The third prong of the Silvester test requires the court to ascertain whether the allegedly defamatory statements were germane to Jewell's participation in the controversy. Anything which might touch on the controversy is relevant. Misstatements wholly unrelated to the controversy do not require a showing of actual malice to be actionable.

[A] publication is germane to a plaintiff's participation in a controversy if it might help the public decide how much credence should be given to the plaintiff. Here, Jewell was on the scene in his role as a security guard, he found the bomb and reported its existence to authorities, and he helped evacuate people from the scene. During interviews, he discussed his participation in the events, his previous training, the training and reactions of other law enforcement personnel on the scene, and urged the public to show the bomber that this type of activity would not be tolerated.

Certainly, the information reported regarding Jewell's character was germane to Jewell's participation in the controversy over the Olympic Park's safety. A public figure's talents, education, experience, and motives are relevant to the public's decision to listen to him. The articles and the challenged statements within them dealt with Jewell's status as a suspect in the bombing and his law enforcement background.

Even if the trial court erred in finding that Jewell was a voluntary limited-purpose public figure, the record contains clear and convincing evidence that, at the very least, Jewell was an involuntary limited-purpose public figure. While, in general, a public figure voluntarily puts himself into a position to influence the outcome of the controversy, "occasionally, someone is caught up in the controversy involuntarily and, against his will, assumes a prominent position in its outcome. Unless he rejects any role in the debate, he too has 'invited comment' relating to the issue at hand."
The decision in Dameron v. Washington Magazine provides an excellent example of the types of circumstances in which an individual can become an involuntary public figure.
In Dameron, the plaintiff claimed defamation in connection with a magazine article that mentioned his role as the sole air traffic controller on duty at the time of a notorious airliner crash. Although the plaintiff had not availed himself of the media to speak on the public issues relating to the crash, he was nonetheless held to be an involuntary public figure. The plaintiff's sole role in the controversy over the cause of the crash was that he was the air traffic controller on duty at the time of the crash and he subsequently testified at an NTSB [National Transportation Safety Board] hearing on the crash.

The same considerations that led the Dameron court to find the plaintiff in that case was an involuntary public figure require the same conclusion in this case. Even if we found that Jewell did not "inject" himself into the controversy, "injection is not the only means by which public-figure status is achieved. Persons can become involved in public controversies and affairs without their consent or will." Jewell, who had the misfortune to have a tragedy occur on his watch, is such a person.

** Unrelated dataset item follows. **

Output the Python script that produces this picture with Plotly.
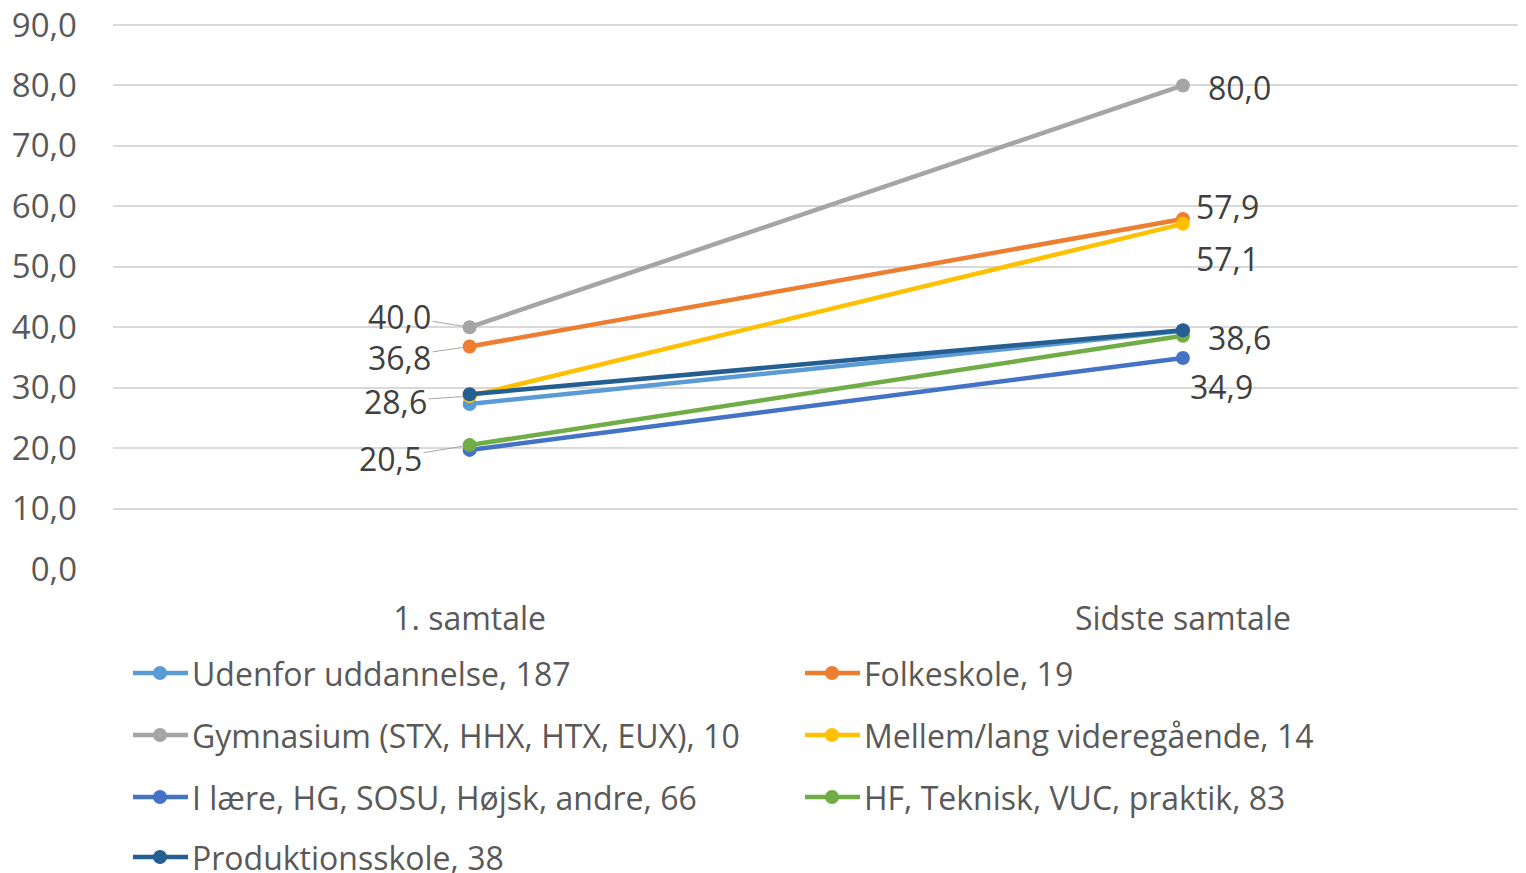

Like the plaintiff in Dameron, Jewell was an ordinary citizen who was unknown to the public before the Olympic Park bombing, never sought to capitalize on the fame he achieved through his actions in events surrounding the bombing, and never acquired any notoriety apart from the bombing and the investigation which followed. However, there is no question that Jewell played a central, albeit possibly involuntary, role in the controversy over Olympic Park safety. Jewell happened to be the security guard on duty at the time of the bombing, happened to be the security guard who found the bomb, and happened to be involved in the evacuation of the public from the area where the bomb was located. He became embroiled in the ensuing discussion and controversy over park safety, and became well known to the public in this one very limited connection. Whether he liked it or not, Jewell became a central figure in the specific public controversy with respect to which he was allegedly defamed: the controversy over park safety.